> [SET EXERCISE]
Review the lines that follow and copy each one that contains the word "this".

> [MATERIAL PROVIDED]
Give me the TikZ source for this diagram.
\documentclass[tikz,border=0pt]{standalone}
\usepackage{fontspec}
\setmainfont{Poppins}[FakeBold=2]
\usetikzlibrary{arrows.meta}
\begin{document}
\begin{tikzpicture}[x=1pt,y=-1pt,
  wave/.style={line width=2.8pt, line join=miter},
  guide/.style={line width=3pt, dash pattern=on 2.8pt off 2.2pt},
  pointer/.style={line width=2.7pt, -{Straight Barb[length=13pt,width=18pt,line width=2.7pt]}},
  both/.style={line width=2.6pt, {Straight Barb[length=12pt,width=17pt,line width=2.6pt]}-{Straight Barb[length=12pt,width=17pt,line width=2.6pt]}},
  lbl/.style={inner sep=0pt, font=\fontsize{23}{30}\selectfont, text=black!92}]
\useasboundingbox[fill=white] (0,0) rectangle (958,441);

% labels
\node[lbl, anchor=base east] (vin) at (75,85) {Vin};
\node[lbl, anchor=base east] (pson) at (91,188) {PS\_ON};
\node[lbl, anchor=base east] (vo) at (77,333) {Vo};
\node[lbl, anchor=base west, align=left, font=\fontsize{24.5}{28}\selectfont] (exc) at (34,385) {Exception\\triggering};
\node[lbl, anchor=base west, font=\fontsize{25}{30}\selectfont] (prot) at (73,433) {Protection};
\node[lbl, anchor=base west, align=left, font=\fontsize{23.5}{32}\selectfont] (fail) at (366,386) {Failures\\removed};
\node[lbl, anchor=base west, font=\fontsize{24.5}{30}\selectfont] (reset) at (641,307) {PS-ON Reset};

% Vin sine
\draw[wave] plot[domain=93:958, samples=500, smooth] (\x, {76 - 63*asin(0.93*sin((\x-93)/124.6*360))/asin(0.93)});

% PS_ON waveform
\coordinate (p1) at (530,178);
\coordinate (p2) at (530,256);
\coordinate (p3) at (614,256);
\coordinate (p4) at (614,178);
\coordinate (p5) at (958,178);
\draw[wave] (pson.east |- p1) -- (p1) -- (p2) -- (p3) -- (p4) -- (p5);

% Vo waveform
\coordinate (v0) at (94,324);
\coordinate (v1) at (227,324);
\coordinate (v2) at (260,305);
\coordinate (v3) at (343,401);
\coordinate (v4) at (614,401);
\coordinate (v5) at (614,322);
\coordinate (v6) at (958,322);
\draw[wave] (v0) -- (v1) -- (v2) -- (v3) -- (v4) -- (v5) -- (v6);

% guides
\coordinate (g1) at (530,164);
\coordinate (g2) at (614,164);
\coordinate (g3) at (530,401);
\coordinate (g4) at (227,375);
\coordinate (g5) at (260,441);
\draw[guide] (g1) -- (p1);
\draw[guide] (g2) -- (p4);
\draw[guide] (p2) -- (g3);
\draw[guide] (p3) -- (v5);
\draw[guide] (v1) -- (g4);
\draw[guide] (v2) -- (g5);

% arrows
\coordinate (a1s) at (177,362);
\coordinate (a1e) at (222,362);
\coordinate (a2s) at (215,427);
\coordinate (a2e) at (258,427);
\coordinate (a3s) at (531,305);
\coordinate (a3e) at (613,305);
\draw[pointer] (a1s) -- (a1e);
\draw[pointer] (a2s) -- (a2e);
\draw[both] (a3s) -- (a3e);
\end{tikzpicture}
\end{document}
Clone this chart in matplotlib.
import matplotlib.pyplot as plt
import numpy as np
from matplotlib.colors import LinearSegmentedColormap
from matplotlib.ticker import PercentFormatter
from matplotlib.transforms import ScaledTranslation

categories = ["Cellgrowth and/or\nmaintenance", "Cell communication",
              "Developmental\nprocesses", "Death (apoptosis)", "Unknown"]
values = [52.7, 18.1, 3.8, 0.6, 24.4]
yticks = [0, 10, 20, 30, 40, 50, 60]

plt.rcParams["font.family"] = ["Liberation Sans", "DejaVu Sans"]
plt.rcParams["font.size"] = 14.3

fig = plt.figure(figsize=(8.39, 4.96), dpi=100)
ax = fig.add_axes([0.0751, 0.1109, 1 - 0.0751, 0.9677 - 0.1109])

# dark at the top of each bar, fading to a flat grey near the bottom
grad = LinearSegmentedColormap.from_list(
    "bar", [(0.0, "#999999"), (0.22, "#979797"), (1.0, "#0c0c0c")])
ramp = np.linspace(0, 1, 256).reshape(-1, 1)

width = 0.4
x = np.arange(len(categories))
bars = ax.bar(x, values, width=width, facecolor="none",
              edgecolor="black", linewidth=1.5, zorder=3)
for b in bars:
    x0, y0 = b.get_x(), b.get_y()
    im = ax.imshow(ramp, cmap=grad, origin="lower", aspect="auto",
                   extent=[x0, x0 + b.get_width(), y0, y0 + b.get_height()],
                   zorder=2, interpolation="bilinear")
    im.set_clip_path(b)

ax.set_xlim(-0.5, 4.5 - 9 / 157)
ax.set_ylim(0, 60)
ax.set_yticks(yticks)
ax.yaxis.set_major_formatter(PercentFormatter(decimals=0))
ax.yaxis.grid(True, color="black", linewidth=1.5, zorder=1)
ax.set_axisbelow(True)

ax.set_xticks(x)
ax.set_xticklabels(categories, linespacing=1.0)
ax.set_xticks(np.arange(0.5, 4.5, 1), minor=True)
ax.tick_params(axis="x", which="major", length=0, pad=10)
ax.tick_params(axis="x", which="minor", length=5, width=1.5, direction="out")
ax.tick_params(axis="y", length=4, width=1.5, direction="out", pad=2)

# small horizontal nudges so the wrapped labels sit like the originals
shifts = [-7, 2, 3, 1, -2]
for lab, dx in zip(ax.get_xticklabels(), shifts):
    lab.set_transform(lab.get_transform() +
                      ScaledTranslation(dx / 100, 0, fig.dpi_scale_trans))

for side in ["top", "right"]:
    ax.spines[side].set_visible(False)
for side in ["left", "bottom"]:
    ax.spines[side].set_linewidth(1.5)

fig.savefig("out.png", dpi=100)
* * *
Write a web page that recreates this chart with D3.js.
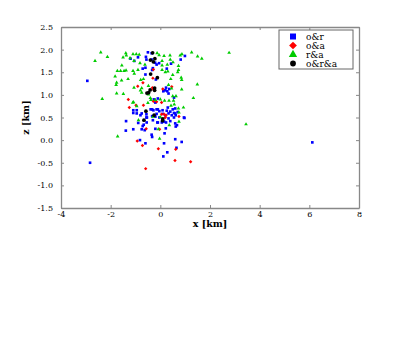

> [RESPONSE]
Give me the TikZ source for this diagram.
Clone this chart in matplotlib.
Write a web page that recreates this chart with D3.js.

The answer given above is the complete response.